Friday, July 8, 2016

June jobs report: June takes back May, but deceleration remains

- by New Deal democrat

  • +287,000 jobs added (would have been 252,000 except for Verizon strike)
  • U3 unemployment rate rose from 4.7% to 4.9%
  • U6 underemployment rate rose from 9.7% to 9.8%
Here are the headlines on wages and the chronic heightened underemployment:

Wages and participation rates
  • Not in Labor Force, but Want a Job Now:  declined -231,000 from 5.923 million to 5.692 million
  • Part time for economic reasons: declined -587,000 from 6.430 million to 5.843 million
  • Employment/population ratio ages 25-54: unchanged at 77.8% 
  • Average Weekly Earnings for Production and Nonsupervisory Personnel: up +$.04 from $21.47 to $21.51,  up +2.4% YoY.  (Note: you may be reading different information about wages elsewhere. They are citing average wages for all private workers. I use wages for nonsupervisory personnel, to come closer to the situation for ordinary workers.)
April was revised upward by +21,000, but May was revised downward by -27,000, for a net change of -6,000. 

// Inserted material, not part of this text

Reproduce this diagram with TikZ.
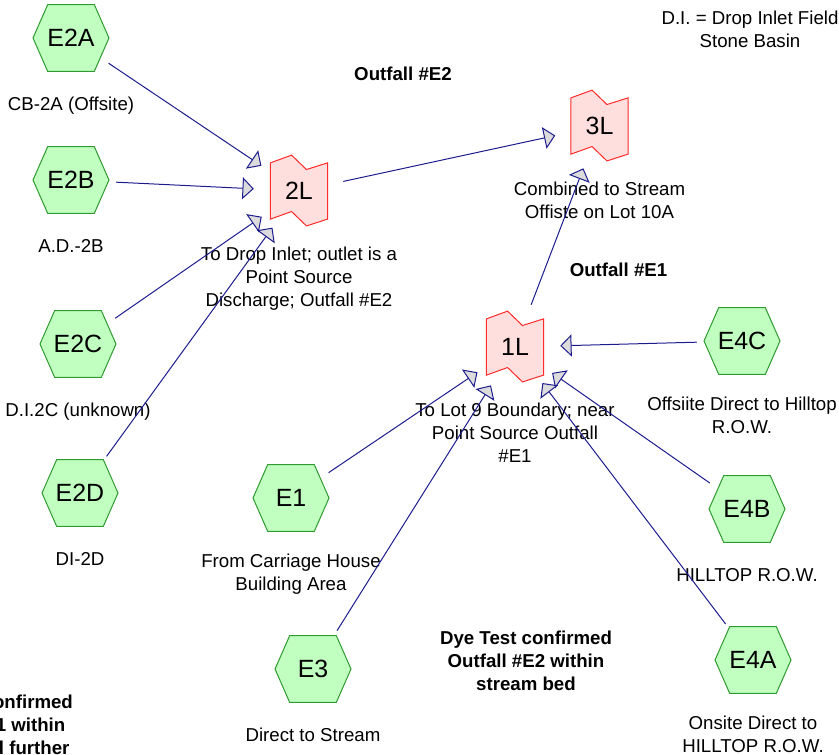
\documentclass[tikz,border=0pt]{standalone}
\usepackage{fontspec}
\setmainfont{Liberation Sans}
\usetikzlibrary{positioning,arrows.meta,calc,backgrounds}
\definecolor{subfill}{HTML}{C0FFC0}
\definecolor{subline}{HTML}{2F9A2F}
\definecolor{pondfill}{HTML}{FFDEDE}
\definecolor{pondline}{HTML}{FF2A2A}
\definecolor{flow}{HTML}{1C1C8E}
\definecolor{tipfill}{HTML}{DCDCDC}

\begin{document}
\begin{tikzpicture}[x=0.75pt,y=-0.75pt,font=\fontsize{14}{17}\selectfont,
  sub/.style={circle,minimum size=67.5pt,inner sep=0pt,font=\fontsize{18.7}{20}\selectfont},
  pond/.style={sub},
  subshape/.style={draw=subline,fill=subfill,line width=0.75pt},
  pondshape/.style={draw=pondline,fill=pondfill,line width=0.75pt},
  note/.style={anchor=north,align=center,inner sep=0pt,execute at begin node=\strut},
  head/.style={note,font=\fontsize{14}{17}\selectfont\bfseries},
  flowline/.style={draw=flow,line width=0.75pt,-{Triangle[length=8.5pt,width=16.5pt,fill=tipfill]}}]
  \useasboundingbox (0,0) rectangle (839,755);

  % subcatchments
  \node[sub] (E2A) at (71,38) {E2A};
  \node[sub] (E2B) at (71,180) {E2B};
  \node[sub] (E2C) at (78,344) {E2C};
  \node[sub] (E2D) at (80,493) {E2D};
  \node[sub] (E1) at (291,498) {E1};
  \node[sub] (E3) at (313,669) {E3};
  \node[sub] (E4C) at (742,341) {E4C};
  \node[sub] (E4B) at (747,509) {E4B};
  \node[sub] (E4A) at (753,660) {E4A};

  % ponds / links
  \node[pond] (L2) at (299,191) {2L};
  \node[pond] (L3) at (599.5,126) {3L};
  \node[pond] (L1) at (515,347) {1L};

  \begin{scope}[on background layer]
    \foreach \n in {E2A,E2B,E2C,E2D,E1,E3,E4C,E4B,E4A}
      \filldraw[subshape] ([xshift=-28.5pt]\n.center) -- ++(11pt,25pt) -- ++(35pt,0pt)
        -- ++(11pt,-25pt) -- ++(-11pt,-25pt) -- ++(-35pt,0pt) -- cycle;
    \foreach \n in {L2,L3,L1}
      \filldraw[pondshape] ([xshift=-21.4pt,yshift=21.1pt]\n.center) -- ++(15.8pt,5.8pt)
        -- ++(11.2pt,-10.8pt) -- ++(15.8pt,5pt) -- ++(0pt,-42.2pt) -- ++(-15.8pt,-5.1pt)
        -- ++(-11.2pt,10.8pt) -- ++(-15.8pt,-5.7pt) -- cycle;
  \end{scope}

  % captions
  \node[note] (E2Atxt) at ($(E2A)+(0,56)$) {CB-2A (Offsite)};
  \node[note] (E2Btxt) at ($(E2B)+(0,56)$) {A.D.-2B};
  \node[note] (E2Ctxt) at ($(E2C)+(0,56)$) {D.I.2C (unknown)};
  \node[note] (E2Dtxt) at ($(E2D)+(0,56)$) {DI-2D};
  \node[note] (E1txt) at ($(E1)+(0,56)$) {From Carriage House\\Building Area};
  \node[note] (E3txt) at ($(E3)+(0,56)$) {Direct to Stream};
  \node[note] (E4Ctxt) at ($(E4C)+(0,56)$) {Offsiite Direct to Hilltop\\R.O.W.};
  \node[note] (E4Btxt) at ($(E4B)+(0,56)$) {HILLTOP R.O.W.};
  \node[note] (E4Atxt) at ($(E4A)+(0,56)$) {Onsite Direct to\\HILLTOP R.O.W.};
  \node[note] (L2txt) at ($(L2)+(0,56)$) {To Drop Inlet; outlet is a\\Point Source\\Discharge; Outfall \#E2};
  \node[note] (L3txt) at ($(L3)+(0,56)$) {Combined to Stream\\Offiste on Lot 10A};
  \node[note] (L1txt) at ($(L1)+(0,56)$) {To Lot 9 Boundary; near\\Point Source Outfall\\\#E1};

  \node[head] (outE2) at (403,64) {Outfall \#E2};
  \node[head] (outE1) at (618.5,260) {Outfall \#E1};
  \node[head] (dyeE2) at (526,631) {Dye Test confirmed\\Outfall \#E2 within\\stream bed};
  \node[head] (dyeE1) at (-13,695) {Dye Test confirmed\\Outfall \#E1 within\\stream bed further};
  \node[note] (key) at (750,11) {D.I. = Drop Inlet Field\\Stone Basin};

  % flow paths
  \draw[flowline] (E2A) -- (L2);
  \draw[flowline] (E2B) -- (L2);
  \draw[flowline] (E2C) -- (L2);
  \draw[flowline] (E2D) -- (L2);
  \draw[flowline] (L2) -- (L3);
  \draw[flowline] (L1) -- (L3);
  \draw[flowline] (E4C) -- (L1);
  \draw[flowline] (E4B) -- (L1);
  \draw[flowline] (E4A) -- (L1);
  \draw[flowline] (E1) -- (L1);
  \draw[flowline] (E3) -- (L1);
\end{tikzpicture}
\end{document}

The more leading numbers in the report tell us about where the economy is likely to be a few months from now. These were mixed.
  • the average manufacturing workweek was unchanged at 41.8 hours (but May was revised down -0.1 hours.  This is one of the 10 components of the LEI.
  • construction jobs were unchanged.  YoY construction jobs are up +217,000.  
  • manufacturing jobs increased by +14,000, and are down -29,000 YoY
  • temporary jobs - a leading indicator for jobs overall increased by 15,200 (this made a peak in December, and seems to be stabilizing now).

  • the number of people unemployed for 5 weeks or less - a better leading indicator than initial jobless claims - increased by +211,000 from 2,239,000 to 2.418,000.  The post-recession low was set 10 months ago at 2,095,000.

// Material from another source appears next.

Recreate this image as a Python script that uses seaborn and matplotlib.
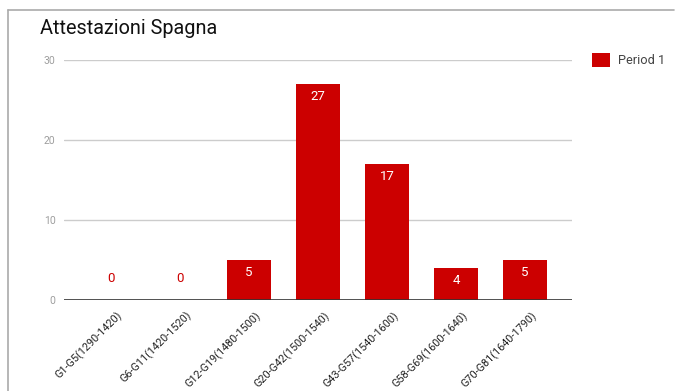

Other important coincident indicators help  us paint a more complete picture of the present:
  • Overtime was unchanged at 3.2 hours.
  • Professional and busines s employment (generally higher- paying jobs) increased by +38,000  and are up +497,000 YoY.

  • the index of aggregate hours worked in the economy rose by 0.2 from  105.2 to 105.4 
  •  the index of aggregate payrolls rose by 0.4  from 128.6 to  129.0. 
Other news included:       
  • the alternate jobs number contained  in the more volatile household survey increased by +67,000  jobs.  This represents an increase  of 2,375,000  jobs YoY vs. 2,164,000 in the establishment survey.   
  • Government jobs rose by +22,000.    
  • the overall employment  to  population ratio for all ages 16 and above fell from  59.7% to 59.6% m/m but is up +0.3% YoY.  
  • The  labor force participation rate rose   0.1%  from 62.6%  to  62.7%  and is now up +.0.1% YoY (remember, this incl udes droves of retiring Bsoomers).  

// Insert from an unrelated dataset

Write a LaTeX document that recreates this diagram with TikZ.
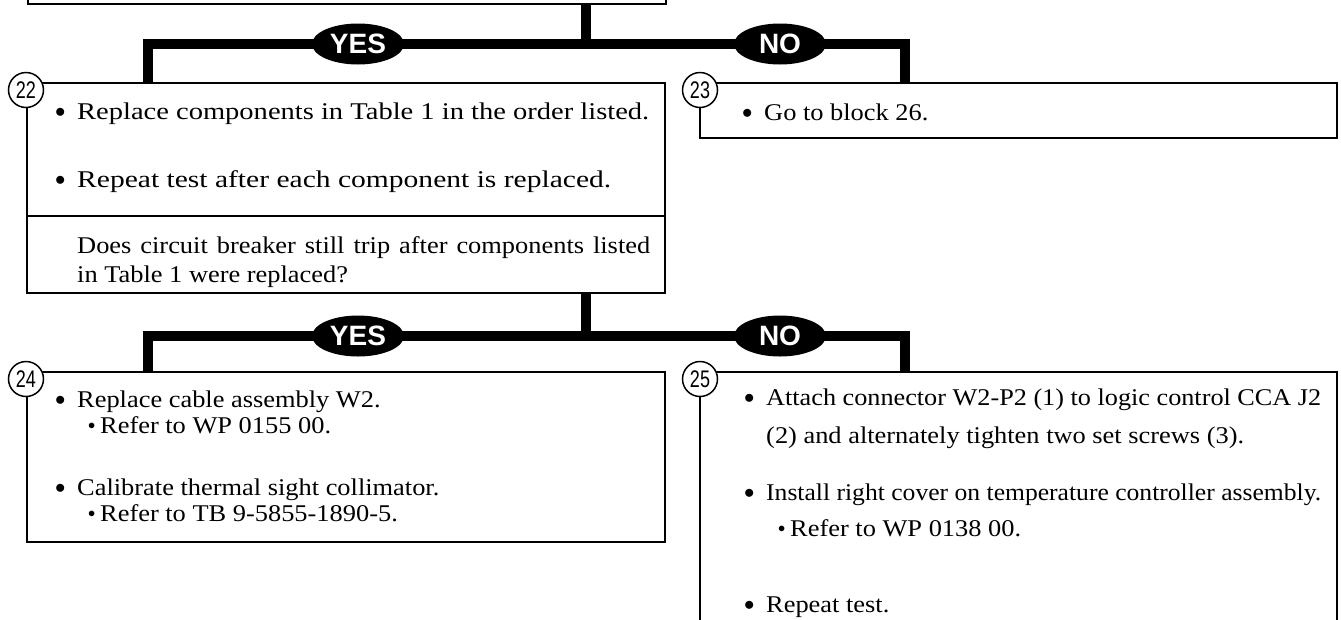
\documentclass[tikz,border=0pt]{standalone}
\usepackage{fontspec}
\usepackage{graphicx}
\setmainfont{Liberation Serif}[FakeStretch=1.1]
\newfontfamily\tagfont{Liberation Sans}
\newfontfamily\numfont{Liberation Sans}[FakeStretch=0.75]
\usetikzlibrary{shapes.geometric}

\newcommand{\bul}{\makebox[22pt][l]{\raisebox{2pt}{\fontsize{20}{20}\selectfont$\bullet$}}}
\newcommand{\subbul}{\makebox[12pt][l]{\raisebox{3.5pt}{\fontsize{14}{14}\selectfont$\bullet$}}}
\newcommand{\fitw}[2]{\resizebox{#1}{\height}{#2}}

\begin{document}
\begin{tikzpicture}[x=1pt, y=-1pt,
    box/.style={draw, line width=1.8pt, inner sep=0pt, outer sep=0pt, anchor=north west},
    conn/.style={line width=10pt},
    tag/.style={ellipse, fill=black, text=white, minimum width=92pt, minimum height=41pt,
        inner sep=0pt, font=\tagfont\bfseries\fontsize{28}{28}\selectfont},
    num/.style={circle, draw, fill=white, line width=1.5pt, minimum size=35pt, inner sep=0pt,
        font=\numfont\fontsize{24}{24}\selectfont},
    txt/.style={anchor=base west, inner sep=0pt, font=\fontsize{24}{28}\selectfont}]

    \useasboundingbox (0,0) rectangle (1341,619);

    % --- Boxes ---
    \node[box, anchor=south west, minimum width=638pt, minimum height=60pt] (top) at (28,4) {};
    \node[box, minimum width=638pt, minimum height=210pt] (b22) at (27,83) {};
    \node[box, minimum width=637pt, minimum height=55pt]  (b23) at (700,83) {};
    \node[box, minimum width=638pt, minimum height=170pt] (b24) at (27,372) {};
    \node[box, minimum width=637pt, minimum height=300pt] (b25) at (700,372) {};
    \draw[line width=1.8pt] (b22.west |- 0,216) -- (b22.east |- 0,216);

    % --- Connectors ---
    \coordinate (j1) at (586,44);
    \coordinate (j2) at (586,336);
    \draw[conn] (top.south -| j1) -- (j1);
    \draw[conn] ([xshift=121pt]b22.north west) |- (j1) -| ([xshift=205pt]b23.north west);
    \draw[conn] (b22.south -| j2) -- (j2);
    \draw[conn] ([xshift=121pt]b24.north west) |- (j2) -| ([xshift=205pt]b25.north west);

    \node[tag] (yes1) at (358,44) {YES};
    \node[tag] (no1)  at (780,44) {NO};
    \node[tag] (yes2) at (358,336) {YES};
    \node[tag] (no2)  at (780,336) {NO};

    % --- Block numbers ---
    \node[num] (n22) at (26,90) {22};
    \node[num] (n23) at (700,90) {23};
    \node[num] (n24) at (26,379) {24};
    \node[num] (n25) at (700,379) {25};

    % --- Texts ---
    \node[txt] (t22a) at (55,119) {\bul\fitw{572pt}{Replace components in Table 1 in the order listed.}};
    \node[txt] (t22b) at (55,187) {\bul\fitw{534pt}{Repeat test after each component is replaced.}};
    \node[txt] (q22a) at (77,253) {\makebox[573pt][s]{Does circuit breaker still trip after components listed}};
    \node[txt] (q22b) at (77,282) {in Table 1 were replaced?};

    \node[txt] (t23a) at (742,120) {\bul Go to block 26.};

    \node[txt] (t24a) at (55,407) {\bul Replace cable assembly W2.};
    \node[txt] (t24s) at (88,433) {\subbul Refer to WP 0155 00.};
    \node[txt] (t24b) at (55,495) {\bul Calibrate thermal sight collimator.};
    \node[txt] (t24t) at (88,521) {\subbul Refer to TB 9-5855-1890-5.};

    \node[txt] (t25a) at (744,405) {\bul\fitw{555pt}{Attach connector W2-P2 (1) to logic control CCA J2}};
    \node[txt] (t25c) at (766,443) {(2) and alternately tighten two set screws (3).};
    \node[txt] (t25b) at (744,500) {\bul\fitw{555pt}{Install right cover on temperature controller assembly.}};
    \node[txt] (t25s) at (778,536) {\subbul Refer to WP 0138 00.};
    \node[txt] (t25d) at (744,612) {\bul Repeat test.};

\end{tikzpicture}
\end{document}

This month basically took back last month.  Clearly there is some seasonality glitch at work, and the best course is simply to average to the two months.  This gives us a 2 month average of +149,000 jobs added, and -0.05% monthly in the various unemplyment rates.  That is progress, but it is continuing the decelerating progress that we have seen for the last year.

It is mildly encouraging that temporary jobs appear to be stabilizing, but they remain below their peak of 6 months ago.  But it is just as mildly discouraging that manufacturing jobs are stalled, and higher paying professional jobs as well as construction jobs are slowing down strongly.

So, late cycle deceleratioin remains the takewaway.